Possibly the most enduring expression of a youth culture, the Mod movement has spawned its own fashions, music and a lifestyle that refuses to go away. Mods tell the colourful history of their subculture and bring the story bang up-to-date, calling in on the various ‘mod revivals’ along the way. From the lovingly crafted scooters, to the bands who provided the soundtrack to millions of lives via the fashions and people who made - and still make - the Mod scene so vibrant, Mods tells the story like it really is.
June 1968 – I was 16 on the eighth – and though the first wave of Mod had been around in the south for several years and was starting to wane, in the southern suburbs of Manchester it was a strong as could be. Thanks to the fact that I had no problems getting up really early in those days (how times have changed) and had a weekend job working on a milk round, I had already saved up as much as I needed for a really good scooter.
I knew just what I wanted; it had to be either a TV or an SX. No question. No point getting something from the second division; my mate, who only had a paper round (which paid far less well) only had an Li, and by the late 60s that simply wasn’t good enough. Everyone I knew had a Lambretta, by the by; Vespas weren’t thought to be as cool, and were seen as a bit ‘southern’.
It took me just days to find it. A TV175 with an SX150 engine – I saw it in the small ads in The Manchester Evening News, and got a mate to take me up to the badlands of north Manchester on the back of his scooter. It was perfect; ivory in colour and with just a few accessories – front crash bars, rear spare wheel rack (vertical, not horizontal!), and red and white striped seat. Plenty of scope for adding more. And more. He was asking 50 quid and we settled on 45.
I’d never ridden a scooter before, just my dad’s old two-stroke commuting motorcycle, but nothing daunted, I jumped on and rode it home. No insurance – I got round to that eventually; cost me £3 as I remember – and certainly no Lplates and no helmet. The latter bit wasn’t an offence; you didn’t need to wear a helmet until, I think, 1972. I passed my test in November 1968 bare-headed.

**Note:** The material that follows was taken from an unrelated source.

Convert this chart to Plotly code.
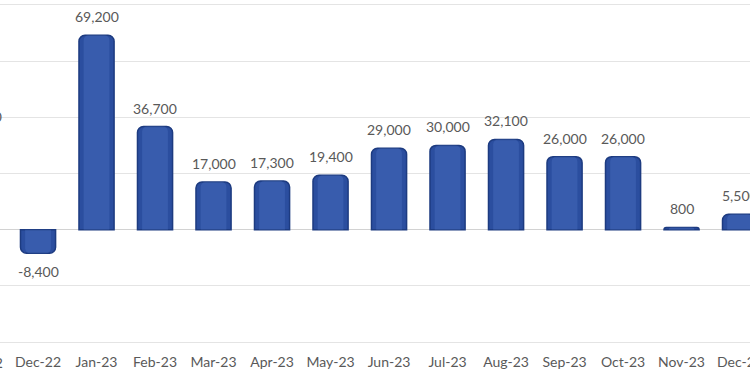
import plotly.graph_objects as go

months = ["Nov-22", "Dec-22", "Jan-23", "Feb-23", "Mar-23", "Apr-23", "May-23",
          "Jun-23", "Jul-23", "Aug-23", "Sep-23", "Oct-23", "Nov-23", "Dec-23"]
values = [33600, -8400, 69200, 36700, 17000, 17300, 19400,
          29000, 30000, 32100, 26000, 26000, 800, 5500]
labels = [f"{v:,}" for v in values]

# visible window of the (cropped) category axis, in category index units
x_range = [0.35, 13.17]
y_range = [-41000, 81000]

FONT = "Lato, 'Open Sans', sans-serif"
GREY = "#595959"
BAR = "#2B4E9F"
BAR_EDGE = "#1D3B80"
SHINE = "rgba(85,125,205,0.30)"

idx = list(range(len(months)))

fig = go.Figure()
fig.add_trace(go.Bar(
    x=idx, y=values,
    marker=dict(color=BAR, line=dict(color=BAR_EDGE, width=1.5), cornerradius=6),
    width=0.6, hoverinfo="skip",
))
# soft lighter core to suggest the rounded, shaded bars of the original
fig.add_trace(go.Bar(
    x=idx, y=values,
    marker=dict(color=SHINE, line=dict(width=0), cornerradius=5),
    width=0.44, hoverinfo="skip",
))

fig.update_layout(
    width=750, height=375,
    margin=dict(l=0, r=0, t=2, b=30),
    paper_bgcolor="white", plot_bgcolor="white",
    barmode="overlay", showlegend=False,
    font=dict(family=FONT, size=14, color=GREY),
    xaxis=dict(
        range=x_range, tickmode="array", tickvals=idx, ticktext=months,
        showgrid=False, zeroline=False, showline=False, ticks="",
        ticklabelstandoff=7, ticklabeloverflow="allow", automargin=False,
        tickfont=dict(family=FONT, size=14, color=GREY),
    ),
    yaxis=dict(
        range=y_range, dtick=20000, tick0=0, showticklabels=False,
        showgrid=True, gridcolor="#E4E4E4", gridwidth=1,
        zeroline=True, zerolinecolor="#D2D2D2", zerolinewidth=1,
        showline=False, ticks="", automargin=False,
    ),
)

def paper_x(i):
    return (i - x_range[0]) / (x_range[1] - x_range[0])

# value labels above / below each bar
for i, v, t in zip(idx, values, labels):
    fig.add_annotation(
        x=paper_x(i), xref="paper", xanchor="center",
        y=v, yref="y", yanchor="bottom" if v >= 0 else "top",
        yshift=8 if v >= 0 else -8,
        text=t, showarrow=False,
        font=dict(family=FONT, size=14, color=GREY),
    )

# tick label of the first month, which sits just outside the cropped window
fig.add_annotation(
    x=paper_x(idx[0]), xref="paper", xanchor="center",
    y=0, yref="paper", yanchor="middle", yshift=-17,
    text=months[0], showarrow=False,
    font=dict(family=FONT, size=14, color=GREY),
)

fig.write_html("out.html", config={"displayModeBar": False},
               post_script="document.body.style.margin='0';")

It was one of the most glorious moments of my life. No two ways about it. I was no longer limited by how far I could cycle or where the bus when; I had my own wheels I could go anywhere. Freedom. Glorious freedom. Plus, of course, I was suddenly on the inside. I was one of the guys. I think there was a hard core of about 20 of us, though if you rode a few miles in any direction you’d find scores more. We all had Lambrettas and they all looked terrific. Getting the bits was never a problem – whether you haggled with mates for a set of second-hand Florida bars or mirror stalks, or went to Ron’s scooter shop for mirror lenses or a pair of lovely, long-trumpet scarlet air horns. If you had to, if you wanted something really special like a megaphone exhaust you could always go into Manchester, where there were any number of accessory shops down the south end of Deansgate. Then there were the clothes of course. No problems there.
I was tall and skinny, and to be honest I looked pretty good in Mod clothes – my only problem was that I wore glasses, and I hated that. I got a pair with big black rims, like Manfred Mann’s, and that was the best I could do. A mate spent a wet Sunday afternoon teaching me how to dance – God bless him – and I never looked back. The weekend started on Thursday night. We’d usually go to whoever had the most indulgent parents, and all squeeze into the front room to watch Top of the Pops, then we’d ride over to a youth club on the other side of town. What was more glorious than riding through your home town with a whole bunch of other guys, looking good, and just knowing that everyone – everyone – turned round to look at you. And when we got there we’d park diagonally, all exactly parallel. Perfect.
Thursday was an alcohol-free night, and an early finish, but Friday was better. It was a similar start, but with Ready Steady Go this time, then it was off to a club – loud, sweaty, frantic, brilliant; four halves of lager and lime, maybe a bag of chips just before the chippie shut, and then the ride home – with each guy pealing off from the pack as we got the end of their road.
Saturday was just the same – laughing at the jerks on Thank Your Lucky Stars on ITV and Juke Box Jury on BBC first – as was Sunday. How I ever got up for school on Monday morning, I don’t know. Saturday afternoon was brilliant. After lunch we’d gather at the bus station in the middle of town – scooters parked off to one side, by the baths, all pointing out on exactly the same angle. There was a Wimpey bar and a coffee bar, and we’d hover between the two – making plans for the night, laughing and messing about, looking at girls, talking about our scooters and the latest singles, then walking up George Street and into Market Street – checking out the clothes shops. I was lucky; my auntie worked at the Oxfam shop (the very first charity shop) and she was brilliant. She told me if there was ever anything good in.
She got me an RAF greatcoat and I pinned a line of medals to the chest. It was in the window for all of 10 shillings. I gave her five and she put the rest in the till herself. That was 1968 – half a lifetime ago – but the memories are as strong as if it was last week. Heaven only knows where my TV/SX is now, but I very much hope it is still around and being loved and ridden. Thirty-seven years on and here I am with The Mod Years, which I very much hope you enjoy. Funny old world, isn’t it?